Héctor Aguilar Camín acaba de publicar su propio adiós. En Adiós a los padres, Aguilar Camín retoma lo mejor de la tradición de Roth pero va un paso adelante, convirtiendo su propia historia en una biografía de sus padres y en un intento por explicarse por qué su vida fue como fue y no de otra forma. ¿Cómo entender a un padre ausente? ¿Cómo conciliar las emociones derivadas de esa ausencia con su vuelta al final de sus días? ¿Cómo lidiar con la complejidad de las relaciones que dejó la ausencia y sus consecuentes vacíos? Con profunda madurez y entereza emocional, penetra el escabroso mundo de la vida de su padre, intentando reconstruir su vida y personalidad, todo ello para explicarse a sí mismo y lo que eso implicó, y marcó, en su vida. Al final, Héctor se hace cargo de su padre no porque aquél le deba algo sino porque es su padre y eso sin mermar en lo más mínimo la relación con su madre, que fue quien se encargó, contra viento y marea, de los hijos.
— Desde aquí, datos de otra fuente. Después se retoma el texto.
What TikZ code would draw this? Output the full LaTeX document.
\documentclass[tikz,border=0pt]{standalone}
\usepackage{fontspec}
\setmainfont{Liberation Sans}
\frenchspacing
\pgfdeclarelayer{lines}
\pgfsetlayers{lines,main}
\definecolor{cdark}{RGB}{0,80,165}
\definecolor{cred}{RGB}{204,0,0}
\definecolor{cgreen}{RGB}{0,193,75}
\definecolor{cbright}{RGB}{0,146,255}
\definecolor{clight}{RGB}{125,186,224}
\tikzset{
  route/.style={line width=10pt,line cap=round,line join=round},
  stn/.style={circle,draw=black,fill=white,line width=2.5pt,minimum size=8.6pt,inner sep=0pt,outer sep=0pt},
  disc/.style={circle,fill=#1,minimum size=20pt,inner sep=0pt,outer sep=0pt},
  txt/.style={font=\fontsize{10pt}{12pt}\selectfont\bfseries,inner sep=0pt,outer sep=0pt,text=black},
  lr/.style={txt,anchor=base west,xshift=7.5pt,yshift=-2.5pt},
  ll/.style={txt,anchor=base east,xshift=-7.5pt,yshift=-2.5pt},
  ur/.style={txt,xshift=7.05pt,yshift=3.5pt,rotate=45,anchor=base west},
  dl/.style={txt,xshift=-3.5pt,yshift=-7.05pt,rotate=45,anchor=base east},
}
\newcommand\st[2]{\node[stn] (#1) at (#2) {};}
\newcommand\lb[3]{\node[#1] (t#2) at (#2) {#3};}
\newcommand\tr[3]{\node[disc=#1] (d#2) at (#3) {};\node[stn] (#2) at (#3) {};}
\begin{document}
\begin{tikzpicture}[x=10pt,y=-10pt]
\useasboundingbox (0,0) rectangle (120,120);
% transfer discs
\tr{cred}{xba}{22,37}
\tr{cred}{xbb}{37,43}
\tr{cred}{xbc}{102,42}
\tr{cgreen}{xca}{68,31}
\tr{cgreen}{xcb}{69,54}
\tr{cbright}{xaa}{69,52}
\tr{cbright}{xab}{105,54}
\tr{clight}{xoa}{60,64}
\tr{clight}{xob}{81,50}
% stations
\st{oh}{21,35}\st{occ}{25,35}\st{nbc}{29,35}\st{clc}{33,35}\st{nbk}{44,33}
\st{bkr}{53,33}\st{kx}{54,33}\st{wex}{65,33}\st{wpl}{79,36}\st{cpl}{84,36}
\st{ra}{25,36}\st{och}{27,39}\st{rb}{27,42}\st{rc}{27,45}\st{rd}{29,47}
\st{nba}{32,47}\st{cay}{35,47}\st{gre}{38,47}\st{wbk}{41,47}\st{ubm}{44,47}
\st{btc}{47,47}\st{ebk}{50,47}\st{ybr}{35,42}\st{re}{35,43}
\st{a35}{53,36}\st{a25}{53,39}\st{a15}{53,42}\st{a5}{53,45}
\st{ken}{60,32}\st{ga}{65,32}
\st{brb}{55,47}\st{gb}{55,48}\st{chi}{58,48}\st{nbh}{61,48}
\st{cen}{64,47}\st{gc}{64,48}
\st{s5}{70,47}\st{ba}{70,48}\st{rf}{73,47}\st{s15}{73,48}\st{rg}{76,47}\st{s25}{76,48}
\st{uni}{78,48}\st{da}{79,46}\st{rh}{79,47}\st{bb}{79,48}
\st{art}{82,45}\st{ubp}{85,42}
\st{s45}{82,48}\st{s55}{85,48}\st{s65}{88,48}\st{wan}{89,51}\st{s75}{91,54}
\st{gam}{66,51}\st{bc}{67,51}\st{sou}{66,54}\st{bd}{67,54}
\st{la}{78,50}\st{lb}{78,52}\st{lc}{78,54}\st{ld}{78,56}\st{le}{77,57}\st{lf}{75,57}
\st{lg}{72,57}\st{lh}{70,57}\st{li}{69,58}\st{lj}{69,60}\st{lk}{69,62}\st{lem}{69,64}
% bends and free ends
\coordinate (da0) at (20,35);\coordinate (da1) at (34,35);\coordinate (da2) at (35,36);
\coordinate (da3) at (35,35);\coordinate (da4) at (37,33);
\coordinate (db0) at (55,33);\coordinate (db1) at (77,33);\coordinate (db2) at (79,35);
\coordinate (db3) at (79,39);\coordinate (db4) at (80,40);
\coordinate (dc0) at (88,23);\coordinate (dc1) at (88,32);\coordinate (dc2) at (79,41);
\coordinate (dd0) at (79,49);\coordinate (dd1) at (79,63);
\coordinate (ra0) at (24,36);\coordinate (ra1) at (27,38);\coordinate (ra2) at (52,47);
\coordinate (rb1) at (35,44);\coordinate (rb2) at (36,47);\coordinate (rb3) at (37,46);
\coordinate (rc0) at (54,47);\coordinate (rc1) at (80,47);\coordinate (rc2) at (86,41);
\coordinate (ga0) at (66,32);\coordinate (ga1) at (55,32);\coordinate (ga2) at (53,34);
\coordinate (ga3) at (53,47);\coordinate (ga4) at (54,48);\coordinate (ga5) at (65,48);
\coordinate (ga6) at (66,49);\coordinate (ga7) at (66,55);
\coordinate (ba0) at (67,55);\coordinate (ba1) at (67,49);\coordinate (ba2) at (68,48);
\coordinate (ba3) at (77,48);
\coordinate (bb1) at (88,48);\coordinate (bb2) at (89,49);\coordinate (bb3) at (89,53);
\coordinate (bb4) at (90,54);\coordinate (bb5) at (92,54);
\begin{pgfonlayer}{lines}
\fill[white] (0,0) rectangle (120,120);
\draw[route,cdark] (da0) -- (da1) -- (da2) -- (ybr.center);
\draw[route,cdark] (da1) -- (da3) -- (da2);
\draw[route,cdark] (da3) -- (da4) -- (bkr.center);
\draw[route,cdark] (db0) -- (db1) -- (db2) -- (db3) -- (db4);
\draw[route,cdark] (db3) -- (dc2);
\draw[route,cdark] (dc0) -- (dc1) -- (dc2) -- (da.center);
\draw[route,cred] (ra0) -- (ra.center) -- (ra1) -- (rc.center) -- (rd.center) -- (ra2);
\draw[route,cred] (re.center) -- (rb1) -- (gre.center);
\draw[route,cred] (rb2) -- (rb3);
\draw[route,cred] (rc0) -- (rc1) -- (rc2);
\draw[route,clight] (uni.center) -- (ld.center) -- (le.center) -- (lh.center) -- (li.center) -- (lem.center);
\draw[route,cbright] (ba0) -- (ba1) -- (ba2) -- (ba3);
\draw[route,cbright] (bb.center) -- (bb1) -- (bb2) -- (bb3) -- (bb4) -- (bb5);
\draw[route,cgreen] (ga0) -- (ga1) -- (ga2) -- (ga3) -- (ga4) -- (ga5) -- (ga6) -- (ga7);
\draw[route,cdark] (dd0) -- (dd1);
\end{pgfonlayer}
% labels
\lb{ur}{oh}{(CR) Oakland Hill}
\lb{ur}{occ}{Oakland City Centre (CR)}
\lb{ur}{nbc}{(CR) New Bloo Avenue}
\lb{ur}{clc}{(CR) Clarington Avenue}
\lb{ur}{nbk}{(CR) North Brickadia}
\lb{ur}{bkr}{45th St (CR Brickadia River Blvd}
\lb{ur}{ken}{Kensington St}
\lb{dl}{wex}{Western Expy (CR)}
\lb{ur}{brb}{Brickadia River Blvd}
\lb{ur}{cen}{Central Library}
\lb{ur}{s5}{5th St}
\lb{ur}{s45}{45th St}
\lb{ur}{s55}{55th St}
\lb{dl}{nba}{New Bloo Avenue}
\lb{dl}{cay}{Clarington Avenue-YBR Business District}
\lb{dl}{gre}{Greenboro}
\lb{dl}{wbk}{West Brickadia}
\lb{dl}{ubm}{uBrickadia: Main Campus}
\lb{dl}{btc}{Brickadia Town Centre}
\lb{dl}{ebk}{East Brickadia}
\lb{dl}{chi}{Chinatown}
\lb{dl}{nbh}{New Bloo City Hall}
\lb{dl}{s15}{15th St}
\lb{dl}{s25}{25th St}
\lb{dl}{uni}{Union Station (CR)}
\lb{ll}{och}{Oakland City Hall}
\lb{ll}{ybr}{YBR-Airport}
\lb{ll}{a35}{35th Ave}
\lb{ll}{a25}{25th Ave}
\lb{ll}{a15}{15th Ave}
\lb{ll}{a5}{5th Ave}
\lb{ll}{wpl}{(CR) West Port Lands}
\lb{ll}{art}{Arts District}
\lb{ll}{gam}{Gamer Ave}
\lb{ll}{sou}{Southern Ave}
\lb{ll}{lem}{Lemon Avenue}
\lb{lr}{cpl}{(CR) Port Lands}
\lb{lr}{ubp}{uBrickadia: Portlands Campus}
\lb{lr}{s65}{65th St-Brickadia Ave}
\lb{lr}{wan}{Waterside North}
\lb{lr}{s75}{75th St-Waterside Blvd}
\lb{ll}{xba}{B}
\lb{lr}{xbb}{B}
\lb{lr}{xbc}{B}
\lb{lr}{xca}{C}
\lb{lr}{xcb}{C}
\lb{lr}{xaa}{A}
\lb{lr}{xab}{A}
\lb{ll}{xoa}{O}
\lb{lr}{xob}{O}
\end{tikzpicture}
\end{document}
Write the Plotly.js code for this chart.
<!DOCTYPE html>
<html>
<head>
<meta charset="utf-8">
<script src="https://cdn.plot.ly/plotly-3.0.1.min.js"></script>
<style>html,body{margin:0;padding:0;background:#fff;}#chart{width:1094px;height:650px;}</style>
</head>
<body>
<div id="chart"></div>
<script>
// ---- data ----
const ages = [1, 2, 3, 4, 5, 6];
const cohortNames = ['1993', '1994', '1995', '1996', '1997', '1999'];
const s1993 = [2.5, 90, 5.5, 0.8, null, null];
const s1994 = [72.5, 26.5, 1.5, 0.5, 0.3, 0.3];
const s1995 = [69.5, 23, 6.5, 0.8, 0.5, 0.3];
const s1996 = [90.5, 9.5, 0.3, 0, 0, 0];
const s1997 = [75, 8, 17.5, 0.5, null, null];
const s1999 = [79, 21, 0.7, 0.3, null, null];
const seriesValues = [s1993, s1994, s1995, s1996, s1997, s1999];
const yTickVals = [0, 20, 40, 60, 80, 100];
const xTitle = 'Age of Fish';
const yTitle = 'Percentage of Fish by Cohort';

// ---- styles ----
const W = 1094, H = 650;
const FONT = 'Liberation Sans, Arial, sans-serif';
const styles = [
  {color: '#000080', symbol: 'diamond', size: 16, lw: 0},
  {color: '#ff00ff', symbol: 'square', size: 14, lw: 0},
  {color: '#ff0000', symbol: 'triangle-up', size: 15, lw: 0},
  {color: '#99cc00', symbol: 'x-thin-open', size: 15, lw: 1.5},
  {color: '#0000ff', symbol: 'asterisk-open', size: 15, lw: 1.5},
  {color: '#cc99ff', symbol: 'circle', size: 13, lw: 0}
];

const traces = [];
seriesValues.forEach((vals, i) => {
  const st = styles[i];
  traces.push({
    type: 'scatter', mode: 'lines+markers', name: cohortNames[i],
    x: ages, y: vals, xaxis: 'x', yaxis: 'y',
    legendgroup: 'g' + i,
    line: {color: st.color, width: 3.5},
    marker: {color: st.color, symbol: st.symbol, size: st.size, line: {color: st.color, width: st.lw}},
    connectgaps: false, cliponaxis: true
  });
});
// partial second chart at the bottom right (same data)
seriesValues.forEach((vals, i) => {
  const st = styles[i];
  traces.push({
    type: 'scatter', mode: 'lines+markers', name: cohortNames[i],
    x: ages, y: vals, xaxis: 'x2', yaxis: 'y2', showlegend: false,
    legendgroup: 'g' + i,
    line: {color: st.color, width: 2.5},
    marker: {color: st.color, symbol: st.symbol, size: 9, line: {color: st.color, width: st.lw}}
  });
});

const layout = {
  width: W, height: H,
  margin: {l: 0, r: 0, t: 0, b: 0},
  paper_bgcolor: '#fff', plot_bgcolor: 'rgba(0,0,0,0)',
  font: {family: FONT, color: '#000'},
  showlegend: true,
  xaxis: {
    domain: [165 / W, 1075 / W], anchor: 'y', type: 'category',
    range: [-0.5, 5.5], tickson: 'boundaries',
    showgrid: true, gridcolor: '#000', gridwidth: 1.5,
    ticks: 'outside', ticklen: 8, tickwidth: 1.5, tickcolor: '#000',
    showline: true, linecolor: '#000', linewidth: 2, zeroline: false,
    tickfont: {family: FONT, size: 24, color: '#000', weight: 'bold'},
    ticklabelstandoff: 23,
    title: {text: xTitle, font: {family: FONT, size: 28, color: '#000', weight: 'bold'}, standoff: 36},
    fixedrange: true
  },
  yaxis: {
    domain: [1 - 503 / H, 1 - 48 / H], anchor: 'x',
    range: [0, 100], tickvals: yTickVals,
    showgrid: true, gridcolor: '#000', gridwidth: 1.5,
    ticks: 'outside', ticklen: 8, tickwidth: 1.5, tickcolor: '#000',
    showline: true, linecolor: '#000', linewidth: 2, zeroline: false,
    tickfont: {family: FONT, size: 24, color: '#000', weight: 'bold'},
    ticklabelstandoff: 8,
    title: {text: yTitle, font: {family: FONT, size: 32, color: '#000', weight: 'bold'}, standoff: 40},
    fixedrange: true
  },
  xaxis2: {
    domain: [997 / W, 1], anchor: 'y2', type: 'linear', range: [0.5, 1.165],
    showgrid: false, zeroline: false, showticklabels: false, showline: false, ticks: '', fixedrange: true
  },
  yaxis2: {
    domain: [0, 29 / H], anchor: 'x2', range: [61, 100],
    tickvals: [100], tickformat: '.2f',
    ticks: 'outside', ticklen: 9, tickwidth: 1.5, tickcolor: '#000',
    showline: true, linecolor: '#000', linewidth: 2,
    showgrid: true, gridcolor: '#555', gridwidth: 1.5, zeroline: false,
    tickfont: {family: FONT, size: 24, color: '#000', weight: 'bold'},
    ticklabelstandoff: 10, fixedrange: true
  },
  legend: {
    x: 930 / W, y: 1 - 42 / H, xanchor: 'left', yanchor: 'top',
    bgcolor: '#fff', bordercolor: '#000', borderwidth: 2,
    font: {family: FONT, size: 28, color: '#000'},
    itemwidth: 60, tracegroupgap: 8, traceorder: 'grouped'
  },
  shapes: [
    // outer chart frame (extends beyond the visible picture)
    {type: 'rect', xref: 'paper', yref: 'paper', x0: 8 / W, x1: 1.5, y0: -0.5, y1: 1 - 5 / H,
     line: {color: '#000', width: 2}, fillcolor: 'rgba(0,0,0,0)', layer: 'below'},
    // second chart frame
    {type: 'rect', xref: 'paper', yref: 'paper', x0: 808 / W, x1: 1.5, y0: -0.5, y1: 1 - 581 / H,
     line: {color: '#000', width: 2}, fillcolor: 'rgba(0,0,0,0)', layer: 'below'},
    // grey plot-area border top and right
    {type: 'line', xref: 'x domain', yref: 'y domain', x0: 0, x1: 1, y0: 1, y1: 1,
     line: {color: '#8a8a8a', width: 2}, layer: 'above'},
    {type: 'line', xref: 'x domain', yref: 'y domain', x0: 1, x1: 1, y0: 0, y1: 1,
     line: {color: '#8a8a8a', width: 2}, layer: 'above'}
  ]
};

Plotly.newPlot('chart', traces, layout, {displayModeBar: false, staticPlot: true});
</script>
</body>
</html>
En un tenor un tanto distinto, Joseph Hodara escribió la biografía Victor L. Urquidi: trayectoria intelectual. Aunque no me atrevería a decir que se trata del padre intelectual del autor, la biografía, aunque crítica, es un claro intento por establecer un legado, darle crédito y reconocimiento a quien tuvo un enorme impacto no sólo intelectual sino práctico en la vida pública nacional pero cuyo recuerdo corre el riesgo de perderse en la bruma del tiempo, pero sobre todo de las bajas pasiones y altas rencillas del mundo académico. Hodara hace más que contar la vida de Urquidi: lo coloca en el lugar que merece quien fue padre intelectual de innumerables personajes de la vida política nacional pero cuya personalidad lo dejó arrumbado en los archivos del Colegio de México. El libro se lee como un “misión cumplida”.

Kierkegaard escribió que “La vida sólo puede ser entendida hacia atrás, pero debemos vivirla hacia adelante”. Ese es el desafío que entraña la pérdida de un padre. Algunos meditan o escriben sus pensamientos e introspecciones para su propio uso, otros lo hacen de manera pública para que todos tengamos acceso y oportunidad de entender lo que es el dolor de la vida y la trascendencia del paso que significa la muerte de un padre. Al final, siguiendo a Kierkegaard, de lo que se trata es de entender para poder vivir. Eso es lo que Roth, Aguilar Camín, Hodara y Rittner, cada uno a su manera, logran de manera integral. Contrario a lo que decía Wilde, aquí hay ejemplos de personas que no son descuidadas sino que se encargan de sus padres, los biológicos y los intelectuales.

En su memoria sobre la pérdida de sus padres (Losing Mum and Pup: A Memoir), una historia mucho más política y menos emotiva o personal, Christopher Buckley hace dos reflexiones invaluables. Primero, cita el comentario de Mary McGrory a Patrick Moynihan (una periodista y un político estadounidenses) cuando el asesinato de Kennedy: “nunca volveremos a reír”, le dice, a lo que Moynihan responde “Mary: volveremos a reír, pero nunca seremos nuevamente jóvenes”. Al final del día, la juventud no se mide por la risa sino por la actitud frente a la vida, lo que lleva a Buckley a su segunda reflexión: que la muerte de los padres inevitablemente entraña la comprensión de que uno se movió un escalón hacia arriba.

El paso a través de la muerte de los padres es como cuando Odiseo navegó entre Escila y Caribdis, haciendo hasta lo imposible por no ser devorado por uno o crucificado por el otro: la historia y las explicaciones de un lado, la vida del otro. Estos libros son un verdadero asidero emocional.